[EXERCISE BRIEF] Reproduce nothing but the lines from the start of the material through the line that includes "plt.rcParams['axes.unicode_minus'] = False", both ends included, and omit every picture.

[SOURCE EXCERPT]
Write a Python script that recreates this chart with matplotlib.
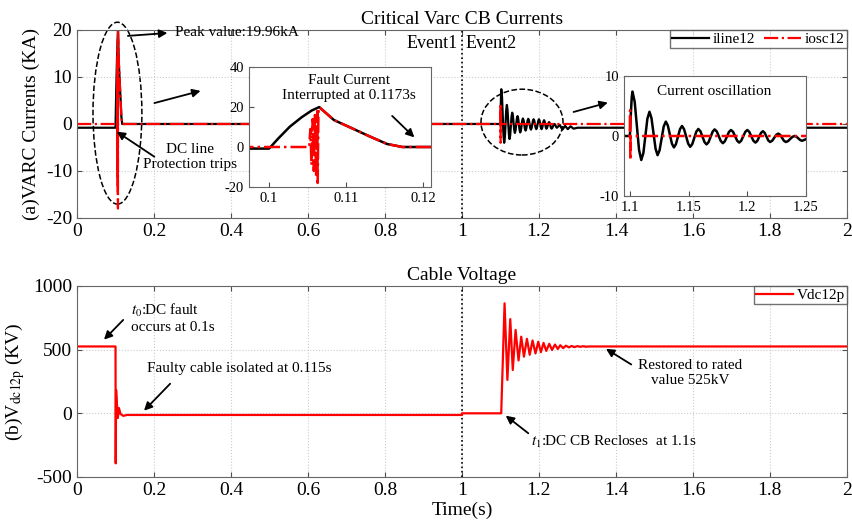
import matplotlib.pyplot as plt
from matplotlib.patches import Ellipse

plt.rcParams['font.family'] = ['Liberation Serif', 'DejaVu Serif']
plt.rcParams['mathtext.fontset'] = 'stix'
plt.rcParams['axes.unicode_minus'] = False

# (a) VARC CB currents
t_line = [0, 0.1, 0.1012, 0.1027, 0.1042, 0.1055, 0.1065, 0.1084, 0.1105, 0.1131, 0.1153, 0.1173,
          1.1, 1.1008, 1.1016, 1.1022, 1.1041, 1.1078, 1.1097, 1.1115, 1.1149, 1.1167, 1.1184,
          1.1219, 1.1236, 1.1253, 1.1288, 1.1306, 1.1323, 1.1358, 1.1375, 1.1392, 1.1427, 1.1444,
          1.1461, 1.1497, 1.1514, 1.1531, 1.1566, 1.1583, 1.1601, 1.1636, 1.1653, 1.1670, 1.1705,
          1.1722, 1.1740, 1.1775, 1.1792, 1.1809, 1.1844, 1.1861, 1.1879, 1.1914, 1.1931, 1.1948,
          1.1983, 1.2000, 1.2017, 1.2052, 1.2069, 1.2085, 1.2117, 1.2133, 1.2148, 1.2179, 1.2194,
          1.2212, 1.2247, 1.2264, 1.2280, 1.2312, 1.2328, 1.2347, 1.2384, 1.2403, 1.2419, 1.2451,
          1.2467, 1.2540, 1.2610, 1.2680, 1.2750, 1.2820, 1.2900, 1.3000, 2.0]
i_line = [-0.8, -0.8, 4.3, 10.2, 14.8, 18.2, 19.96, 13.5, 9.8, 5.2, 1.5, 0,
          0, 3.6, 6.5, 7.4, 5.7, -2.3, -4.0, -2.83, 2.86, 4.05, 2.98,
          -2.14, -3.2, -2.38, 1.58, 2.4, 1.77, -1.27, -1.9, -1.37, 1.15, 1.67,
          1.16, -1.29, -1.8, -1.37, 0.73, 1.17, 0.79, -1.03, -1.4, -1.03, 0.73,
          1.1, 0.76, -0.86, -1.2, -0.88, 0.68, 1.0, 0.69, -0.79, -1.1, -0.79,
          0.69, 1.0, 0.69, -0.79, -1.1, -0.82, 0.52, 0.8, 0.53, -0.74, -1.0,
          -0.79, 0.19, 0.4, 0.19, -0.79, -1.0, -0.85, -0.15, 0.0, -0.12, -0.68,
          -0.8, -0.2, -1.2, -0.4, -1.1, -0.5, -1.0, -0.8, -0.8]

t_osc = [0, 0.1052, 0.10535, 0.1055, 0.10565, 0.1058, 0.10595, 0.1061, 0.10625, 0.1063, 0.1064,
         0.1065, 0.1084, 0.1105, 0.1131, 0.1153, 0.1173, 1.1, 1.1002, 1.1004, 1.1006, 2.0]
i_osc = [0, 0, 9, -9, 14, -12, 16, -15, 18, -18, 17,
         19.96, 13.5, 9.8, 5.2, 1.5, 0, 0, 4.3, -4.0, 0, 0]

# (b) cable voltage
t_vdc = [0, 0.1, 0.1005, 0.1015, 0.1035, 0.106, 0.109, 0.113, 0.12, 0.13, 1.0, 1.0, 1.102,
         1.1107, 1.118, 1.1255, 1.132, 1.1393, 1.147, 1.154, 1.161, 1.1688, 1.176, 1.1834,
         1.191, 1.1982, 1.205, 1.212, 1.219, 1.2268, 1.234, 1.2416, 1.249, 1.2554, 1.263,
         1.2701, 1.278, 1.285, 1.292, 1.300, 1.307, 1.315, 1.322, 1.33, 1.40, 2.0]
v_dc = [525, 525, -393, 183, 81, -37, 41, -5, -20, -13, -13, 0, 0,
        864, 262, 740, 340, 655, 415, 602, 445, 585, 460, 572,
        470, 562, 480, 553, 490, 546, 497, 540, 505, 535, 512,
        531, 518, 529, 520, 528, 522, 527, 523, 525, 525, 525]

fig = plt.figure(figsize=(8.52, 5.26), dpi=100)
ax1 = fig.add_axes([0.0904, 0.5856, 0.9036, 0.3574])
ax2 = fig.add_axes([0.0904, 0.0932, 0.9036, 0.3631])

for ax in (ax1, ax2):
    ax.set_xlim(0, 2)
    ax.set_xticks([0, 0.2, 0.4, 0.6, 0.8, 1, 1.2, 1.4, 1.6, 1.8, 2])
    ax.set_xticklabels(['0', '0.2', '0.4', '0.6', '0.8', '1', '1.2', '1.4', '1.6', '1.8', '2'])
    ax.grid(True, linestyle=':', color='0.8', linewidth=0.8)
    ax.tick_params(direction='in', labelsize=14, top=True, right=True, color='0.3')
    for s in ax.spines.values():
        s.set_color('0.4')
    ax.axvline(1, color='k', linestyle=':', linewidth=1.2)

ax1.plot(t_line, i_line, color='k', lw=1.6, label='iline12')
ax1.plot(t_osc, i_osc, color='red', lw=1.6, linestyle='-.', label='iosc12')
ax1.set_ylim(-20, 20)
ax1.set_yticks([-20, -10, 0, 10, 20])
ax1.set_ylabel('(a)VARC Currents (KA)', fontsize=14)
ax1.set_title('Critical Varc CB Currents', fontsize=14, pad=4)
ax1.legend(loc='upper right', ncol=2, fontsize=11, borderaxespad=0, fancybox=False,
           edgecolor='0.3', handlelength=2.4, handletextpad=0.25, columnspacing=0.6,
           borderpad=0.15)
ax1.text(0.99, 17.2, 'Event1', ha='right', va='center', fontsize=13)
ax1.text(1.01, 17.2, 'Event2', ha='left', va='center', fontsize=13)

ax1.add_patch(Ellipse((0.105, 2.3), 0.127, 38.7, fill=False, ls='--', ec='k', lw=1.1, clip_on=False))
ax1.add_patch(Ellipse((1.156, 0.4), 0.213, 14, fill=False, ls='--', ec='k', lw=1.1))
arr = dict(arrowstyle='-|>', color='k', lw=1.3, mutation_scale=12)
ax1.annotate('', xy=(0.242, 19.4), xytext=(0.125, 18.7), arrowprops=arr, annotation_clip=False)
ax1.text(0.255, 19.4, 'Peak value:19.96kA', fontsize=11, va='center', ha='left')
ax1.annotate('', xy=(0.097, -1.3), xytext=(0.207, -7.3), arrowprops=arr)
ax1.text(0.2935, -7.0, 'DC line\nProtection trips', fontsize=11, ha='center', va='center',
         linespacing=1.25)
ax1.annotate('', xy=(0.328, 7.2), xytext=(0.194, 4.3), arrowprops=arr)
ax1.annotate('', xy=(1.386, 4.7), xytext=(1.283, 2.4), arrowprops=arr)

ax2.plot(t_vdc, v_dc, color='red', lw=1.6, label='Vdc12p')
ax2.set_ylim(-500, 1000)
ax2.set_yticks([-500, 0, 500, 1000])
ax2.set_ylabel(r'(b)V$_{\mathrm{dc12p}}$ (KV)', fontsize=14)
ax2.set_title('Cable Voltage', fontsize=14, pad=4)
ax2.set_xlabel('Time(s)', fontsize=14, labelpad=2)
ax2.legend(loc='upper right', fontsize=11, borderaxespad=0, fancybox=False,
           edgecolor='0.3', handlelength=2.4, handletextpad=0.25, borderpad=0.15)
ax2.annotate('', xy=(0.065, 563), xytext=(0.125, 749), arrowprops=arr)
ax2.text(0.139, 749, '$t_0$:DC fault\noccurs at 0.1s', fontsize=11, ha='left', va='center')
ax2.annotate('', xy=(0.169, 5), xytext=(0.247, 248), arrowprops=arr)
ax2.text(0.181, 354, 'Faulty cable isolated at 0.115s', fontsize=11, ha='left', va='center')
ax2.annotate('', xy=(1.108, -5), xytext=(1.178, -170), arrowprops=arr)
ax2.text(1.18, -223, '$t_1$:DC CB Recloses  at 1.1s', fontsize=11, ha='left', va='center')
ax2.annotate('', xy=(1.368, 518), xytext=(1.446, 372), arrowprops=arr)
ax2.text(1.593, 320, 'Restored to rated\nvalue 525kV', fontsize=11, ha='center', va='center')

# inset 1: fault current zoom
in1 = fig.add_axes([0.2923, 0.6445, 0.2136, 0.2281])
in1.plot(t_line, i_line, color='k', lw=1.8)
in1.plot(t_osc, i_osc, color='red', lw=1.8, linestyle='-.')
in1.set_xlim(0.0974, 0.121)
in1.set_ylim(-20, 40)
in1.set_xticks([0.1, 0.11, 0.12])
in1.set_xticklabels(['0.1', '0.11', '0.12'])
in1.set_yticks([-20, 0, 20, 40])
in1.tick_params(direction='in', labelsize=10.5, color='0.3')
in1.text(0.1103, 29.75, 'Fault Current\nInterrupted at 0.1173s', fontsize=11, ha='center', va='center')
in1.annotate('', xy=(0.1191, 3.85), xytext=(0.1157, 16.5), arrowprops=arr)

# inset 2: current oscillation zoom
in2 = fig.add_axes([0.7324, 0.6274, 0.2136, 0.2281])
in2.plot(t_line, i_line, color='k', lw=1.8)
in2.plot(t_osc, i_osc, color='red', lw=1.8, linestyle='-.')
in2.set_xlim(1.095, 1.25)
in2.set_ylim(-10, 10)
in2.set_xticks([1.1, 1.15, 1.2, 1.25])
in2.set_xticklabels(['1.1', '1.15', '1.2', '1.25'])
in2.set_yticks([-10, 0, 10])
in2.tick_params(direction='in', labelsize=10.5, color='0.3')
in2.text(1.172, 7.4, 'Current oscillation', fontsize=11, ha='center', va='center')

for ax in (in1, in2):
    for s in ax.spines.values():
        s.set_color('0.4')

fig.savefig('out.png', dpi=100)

[THE COMPLETED TASK]
Write a Python script that recreates this chart with matplotlib.
import matplotlib.pyplot as plt
from matplotlib.patches import Ellipse

plt.rcParams['font.family'] = ['Liberation Serif', 'DejaVu Serif']
plt.rcParams['mathtext.fontset'] = 'stix'
plt.rcParams['axes.unicode_minus'] = False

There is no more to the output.